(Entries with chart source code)
:::

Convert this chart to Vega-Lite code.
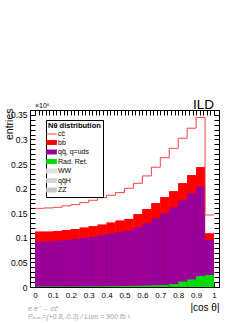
{
  "$schema": "https://vega.github.io/schema/vega-lite/v6.json",
  "autosize": {"type": "none"},
  "padding": {"left": 30, "top": 110, "right": 30, "bottom": 36},
  "width": 189,
  "height": 177,
  "background": "white",
  "config": {
    "view": {"stroke": "black", "strokeWidth": 1},
    "font": "Liberation Sans",
    "axis": {"grid": false, "domain": false, "tickColor": "black", "labelColor": "black", "titleColor": "black", "labelFont": "Liberation Sans", "titleFont": "Liberation Sans", "titleFontWeight": "normal", "labelOverlap": false, "labelFlush": false, "labelBound": false}
  },
  "datasets": {
    "hist": [
      {"lo": 0.00, "hi": 0.05, "series": "bb\u0304", "top": 0.1126},
      {"lo": 0.05, "hi": 0.10, "series": "bb\u0304", "top": 0.1126},
      {"lo": 0.10, "hi": 0.15, "series": "bb\u0304", "top": 0.114},
      {"lo": 0.15, "hi": 0.20, "series": "bb\u0304", "top": 0.116},
      {"lo": 0.20, "hi": 0.25, "series": "bb\u0304", "top": 0.118},
      {"lo": 0.25, "hi": 0.30, "series": "bb\u0304", "top": 0.1207},
      {"lo": 0.30, "hi": 0.35, "series": "bb\u0304", "top": 0.1235},
      {"lo": 0.35, "hi": 0.40, "series": "bb\u0304", "top": 0.1268},
      {"lo": 0.40, "hi": 0.45, "series": "bb\u0304", "top": 0.1309},
      {"lo": 0.45, "hi": 0.50, "series": "bb\u0304", "top": 0.135},
      {"lo": 0.50, "hi": 0.55, "series": "bb\u0304", "top": 0.1384},
      {"lo": 0.55, "hi": 0.60, "series": "bb\u0304", "top": 0.148},
      {"lo": 0.60, "hi": 0.65, "series": "bb\u0304", "top": 0.1587},
      {"lo": 0.65, "hi": 0.70, "series": "bb\u0304", "top": 0.1703},
      {"lo": 0.70, "hi": 0.75, "series": "bb\u0304", "top": 0.1825},
      {"lo": 0.75, "hi": 0.80, "series": "bb\u0304", "top": 0.1945},
      {"lo": 0.80, "hi": 0.85, "series": "bb\u0304", "top": 0.211},
      {"lo": 0.85, "hi": 0.90, "series": "bb\u0304", "top": 0.228},
      {"lo": 0.90, "hi": 0.95, "series": "bb\u0304", "top": 0.2436},
      {"lo": 0.95, "hi": 1.00, "series": "bb\u0304", "top": 0.109},
      {"lo": 0.00, "hi": 0.05, "series": "qq\u0304, q=uds", "top": 0.0922},
      {"lo": 0.05, "hi": 0.10, "series": "qq\u0304, q=uds", "top": 0.0929},
      {"lo": 0.10, "hi": 0.15, "series": "qq\u0304, q=uds", "top": 0.0943},
      {"lo": 0.15, "hi": 0.20, "series": "qq\u0304, q=uds", "top": 0.0956},
      {"lo": 0.20, "hi": 0.25, "series": "qq\u0304, q=uds", "top": 0.0977},
      {"lo": 0.25, "hi": 0.30, "series": "qq\u0304, q=uds", "top": 0.0997},
      {"lo": 0.30, "hi": 0.35, "series": "qq\u0304, q=uds", "top": 0.1024},
      {"lo": 0.35, "hi": 0.40, "series": "qq\u0304, q=uds", "top": 0.1055},
      {"lo": 0.40, "hi": 0.45, "series": "qq\u0304, q=uds", "top": 0.1085},
      {"lo": 0.45, "hi": 0.50, "series": "qq\u0304, q=uds", "top": 0.112},
      {"lo": 0.50, "hi": 0.55, "series": "qq\u0304, q=uds", "top": 0.1146},
      {"lo": 0.55, "hi": 0.60, "series": "qq\u0304, q=uds", "top": 0.1214},
      {"lo": 0.60, "hi": 0.65, "series": "qq\u0304, q=uds", "top": 0.1296},
      {"lo": 0.65, "hi": 0.70, "series": "qq\u0304, q=uds", "top": 0.1398},
      {"lo": 0.70, "hi": 0.75, "series": "qq\u0304, q=uds", "top": 0.15},
      {"lo": 0.75, "hi": 0.80, "series": "qq\u0304, q=uds", "top": 0.162},
      {"lo": 0.80, "hi": 0.85, "series": "qq\u0304, q=uds", "top": 0.1757},
      {"lo": 0.85, "hi": 0.90, "series": "qq\u0304, q=uds", "top": 0.1906},
      {"lo": 0.90, "hi": 0.95, "series": "qq\u0304, q=uds", "top": 0.204},
      {"lo": 0.95, "hi": 1.00, "series": "qq\u0304, q=uds", "top": 0.0957},
      {"lo": 0.00, "hi": 0.05, "series": "Rad. Ret.", "top": 0.001},
      {"lo": 0.05, "hi": 0.10, "series": "Rad. Ret.", "top": 0.001},
      {"lo": 0.10, "hi": 0.15, "series": "Rad. Ret.", "top": 0.001},
      {"lo": 0.15, "hi": 0.20, "series": "Rad. Ret.", "top": 0.001},
      {"lo": 0.20, "hi": 0.25, "series": "Rad. Ret.", "top": 0.001},
      {"lo": 0.25, "hi": 0.30, "series": "Rad. Ret.", "top": 0.0012},
      {"lo": 0.30, "hi": 0.35, "series": "Rad. Ret.", "top": 0.0013},
      {"lo": 0.35, "hi": 0.40, "series": "Rad. Ret.", "top": 0.0015},
      {"lo": 0.40, "hi": 0.45, "series": "Rad. Ret.", "top": 0.0017},
      {"lo": 0.45, "hi": 0.50, "series": "Rad. Ret.", "top": 0.002},
      {"lo": 0.50, "hi": 0.55, "series": "Rad. Ret.", "top": 0.0022},
      {"lo": 0.55, "hi": 0.60, "series": "Rad. Ret.", "top": 0.0025},
      {"lo": 0.60, "hi": 0.65, "series": "Rad. Ret.", "top": 0.003},
      {"lo": 0.65, "hi": 0.70, "series": "Rad. Ret.", "top": 0.0035},
      {"lo": 0.70, "hi": 0.75, "series": "Rad. Ret.", "top": 0.004},
      {"lo": 0.75, "hi": 0.80, "series": "Rad. Ret.", "top": 0.006},
      {"lo": 0.80, "hi": 0.85, "series": "Rad. Ret.", "top": 0.011},
      {"lo": 0.85, "hi": 0.90, "series": "Rad. Ret.", "top": 0.0156},
      {"lo": 0.90, "hi": 0.95, "series": "Rad. Ret.", "top": 0.0224},
      {"lo": 0.95, "hi": 1.00, "series": "Rad. Ret.", "top": 0.0244}
    ],
    "total": [
      {"x": 0.00, "entries": 0.160},
      {"x": 0.05, "entries": 0.1608},
      {"x": 0.10, "entries": 0.162},
      {"x": 0.15, "entries": 0.165},
      {"x": 0.20, "entries": 0.1675},
      {"x": 0.25, "entries": 0.1716},
      {"x": 0.30, "entries": 0.1764},
      {"x": 0.35, "entries": 0.1818},
      {"x": 0.40, "entries": 0.1866},
      {"x": 0.45, "entries": 0.192},
      {"x": 0.50, "entries": 0.2008},
      {"x": 0.55, "entries": 0.211},
      {"x": 0.60, "entries": 0.2259},
      {"x": 0.65, "entries": 0.2436},
      {"x": 0.70, "entries": 0.263},
      {"x": 0.75, "entries": 0.282},
      {"x": 0.80, "entries": 0.3026},
      {"x": 0.85, "entries": 0.323},
      {"x": 0.90, "entries": 0.3446},
      {"x": 0.95, "entries": 0.1465},
      {"x": 1.00, "entries": 0.1465}
    ]
  },
  "layer": [
    {
      "data": {"name": "hist"},
      "mark": {"type": "bar", "orient": "vertical"},
      "encoding": {
        "x": {
          "field": "lo", "type": "quantitative",
          "scale": {"domain": [0, 1], "nice": false, "zero": false},
          "axis": {
            "orient": "bottom",
            "values": [0,0.02,0.04,0.06,0.08,0.1,0.12,0.14,0.16,0.18,0.2,0.22,0.24,0.26,0.28,0.3,0.32,0.34,0.36,0.38,0.4,0.42,0.44,0.46,0.48,0.5,0.52,0.54,0.56,0.58,0.6,0.62,0.64,0.66,0.68,0.7,0.72,0.74,0.76,0.78,0.8,0.82,0.84,0.86,0.88,0.9,0.92,0.94,0.96,0.98,1],
            "labelExpr": "abs(datum.value*10-round(datum.value*10))<1e-6 ? format(datum.value,'~g') : ''",
            "tickSize": -5,
            "labelPadding": 9,
            "labelFontSize": 8,
            "title": "|cos θ|",
            "titleFontSize": 10,
            "titleAnchor": "end",
            "titleAlign": "right",
            "titleX": 189,
            "titleY": 23,
            "titleBaseline": "alphabetic",
            "encode": {"ticks": {"update": {"y2": {"signal": "abs(datum.value*10-round(datum.value*10))<1e-6 ? -5 : -2.5"}}}}
          }
        },
        "x2": {"field": "hi"},
        "y": {
          "field": "top", "type": "quantitative", "stack": null,
          "scale": {"domain": [0, 0.36], "nice": false},
          "axis": {
            "orient": "left",
            "values": [0,0.01,0.02,0.03,0.04,0.05,0.06,0.07,0.08,0.09,0.1,0.11,0.12,0.13,0.14,0.15,0.16,0.17,0.18,0.19,0.2,0.21,0.22,0.23,0.24,0.25,0.26,0.27,0.28,0.29,0.3,0.31,0.32,0.33,0.34,0.35,0.36],
            "labelExpr": "abs(datum.value*20-round(datum.value*20))<1e-6 ? format(datum.value,'~g') : ''",
            "tickSize": -5,
            "labelPadding": 8,
            "labelFontSize": 8.5,
            "title": "entries",
            "titleFontSize": 10.5,
            "titleAngle": -90,
            "titleAlign": "right",
            "titleAnchor": "start",
            "titleX": -18,
            "titleY": -2,
            "titleBaseline": "alphabetic",
            "encode": {"ticks": {"update": {"x2": {"signal": "abs(datum.value*20-round(datum.value*20))<1e-6 ? 5 : 2.5"}}}}
          }
        },
        "y2": {"datum": 0},
        "color": {
          "field": "series", "type": "nominal",
          "scale": {
            "domain": ["cc\u0304", "bb\u0304", "qq\u0304, q=uds", "Rad. Ret.", "WW", "qq\u0304H", "ZZ"],
            "range": ["#ffffff", "#ff0000", "#990099", "#00dd00", "#e2e2e2", "#d6d6d6", "#c8c8c8"]
          },
          "legend": {
            "title": "Nθ distribution",
            "orient": "none",
            "legendX": 16,
            "legendY": 10,
            "direction": "vertical",
            "fillColor": "white",
            "strokeColor": "black",
            "padding": 2,
            "titleFont": "Liberation Sans",
            "titleFontSize": 7.5,
            "titleFontWeight": "bold",
            "titleColor": "black",
            "titlePadding": 1,
            "labelFont": "Liberation Sans",
            "labelFontSize": 7,
            "labelColor": "black",
            "labelOffset": 3,
            "symbolSize": 20,
            "rowPadding": 0.5,
            "encode": {
              "symbols": {
                "update": {
                  "shape": {"signal": "datum.value === 'cc\u0304' ? 'M-2.4,0H2.4' : 'M-2.4,-1.1H2.4V1.1H-2.4Z'"},
                  "stroke": {"signal": "datum.value === 'cc\u0304' ? '#ff4040' : 'transparent'"},
                  "strokeWidth": {"value": 1}
                }
              }
            }
          }
        }
      }
    },
    {
      "data": {"name": "hist"},
      "mark": {"type": "bar", "orient": "vertical"},
      "encoding": {
        "x": {"field": "lo", "type": "quantitative", "axis": null},
        "x2": {"field": "hi"},
        "y": {"field": "top", "type": "quantitative", "stack": null, "axis": null},
        "y2": {"datum": 0},
        "color": {"field": "series", "type": "nominal"}
      }
    },
    {
      "data": {"name": "total"},
      "mark": {"type": "line", "interpolate": "step-after", "color": "#ff4040", "strokeWidth": 1},
      "encoding": {
        "x": {
          "field": "x", "type": "quantitative",
          "axis": {
            "orient": "top",
            "values": [0,0.02,0.04,0.06,0.08,0.1,0.12,0.14,0.16,0.18,0.2,0.22,0.24,0.26,0.28,0.3,0.32,0.34,0.36,0.38,0.4,0.42,0.44,0.46,0.48,0.5,0.52,0.54,0.56,0.58,0.6,0.62,0.64,0.66,0.68,0.7,0.72,0.74,0.76,0.78,0.8,0.82,0.84,0.86,0.88,0.9,0.92,0.94,0.96,0.98,1],
            "labels": false,
            "title": null,
            "tickSize": -5,
            "encode": {"ticks": {"update": {"y2": {"signal": "abs(datum.value*10-round(datum.value*10))<1e-6 ? 5 : 2.5"}}}}
          }
        },
        "y": {
          "field": "entries", "type": "quantitative",
          "axis": {
            "orient": "right",
            "values": [0,0.01,0.02,0.03,0.04,0.05,0.06,0.07,0.08,0.09,0.1,0.11,0.12,0.13,0.14,0.15,0.16,0.17,0.18,0.19,0.2,0.21,0.22,0.23,0.24,0.25,0.26,0.27,0.28,0.29,0.3,0.31,0.32,0.33,0.34,0.35,0.36],
            "labels": false,
            "title": null,
            "tickSize": -5,
            "encode": {"ticks": {"update": {"x2": {"signal": "abs(datum.value*20-round(datum.value*20))<1e-6 ? -5 : -2.5"}}}}
          }
        }
      }
    },
    {
      "data": {"values": [{"label": "×10⁶", "x": 0, "y": 0.36}]},
      "mark": {"type": "text", "align": "left", "baseline": "alphabetic", "dy": -2, "fontSize": 7, "font": "Liberation Sans", "color": "black"},
      "encoding": {
        "x": {"field": "x", "type": "quantitative", "axis": null},
        "y": {"field": "y", "type": "quantitative", "axis": null},
        "text": {"field": "label"}
      }
    },
    {
      "data": {"values": [{"label": "ILD", "x": 1, "y": 0.36}]},
      "mark": {"type": "text", "align": "right", "baseline": "alphabetic", "dy": -1, "fontSize": 13.5, "font": "Liberation Sans", "color": "black"},
      "encoding": {
        "x": {"field": "x", "type": "quantitative", "axis": null},
        "y": {"field": "y", "type": "quantitative", "axis": null},
        "text": {"field": "label"}
      }
    },
    {
      "data": {"values": [{"label": "e⁻e⁺ → cc\u0304", "x": 0, "y": 0}]},
      "mark": {"type": "text", "align": "left", "baseline": "middle", "dx": -7, "dy": 22, "fontSize": 7, "fontStyle": "italic", "font": "Liberation Sans", "color": "#a0a0a0"},
      "encoding": {
        "x": {"field": "x", "type": "quantitative", "axis": null},
        "y": {"field": "y", "type": "quantitative", "axis": null},
        "text": {"field": "label"}
      }
    },
    {
      "data": {"values": [{"label": "Pₑ₋ₑ₊=(+0.8,-0.3) / Lum = 900 fb⁻¹", "x": 0, "y": 0}]},
      "mark": {"type": "text", "align": "left", "baseline": "middle", "dx": -7, "dy": 30, "fontSize": 7, "fontStyle": "italic", "font": "Liberation Sans", "color": "#a0a0a0"},
      "encoding": {
        "x": {"field": "x", "type": "quantitative", "axis": null},
        "y": {"field": "y", "type": "quantitative", "axis": null},
        "text": {"field": "label"}
      }
    }
  ]
}
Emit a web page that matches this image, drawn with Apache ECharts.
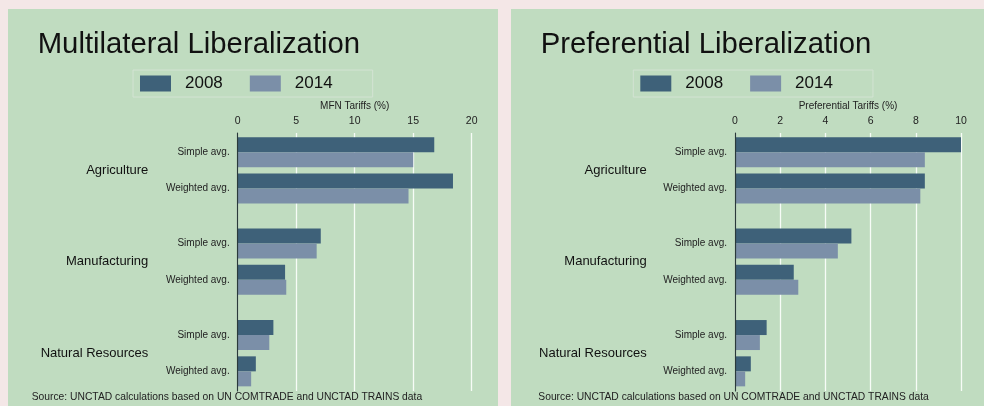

:::

# [Work to be completed]
Go through the records and copy each line with "this" in it.

# [Result of the exercise]
Convert this chart to Vega-Lite code.
Emit a web page that matches this image, drawn with Apache ECharts.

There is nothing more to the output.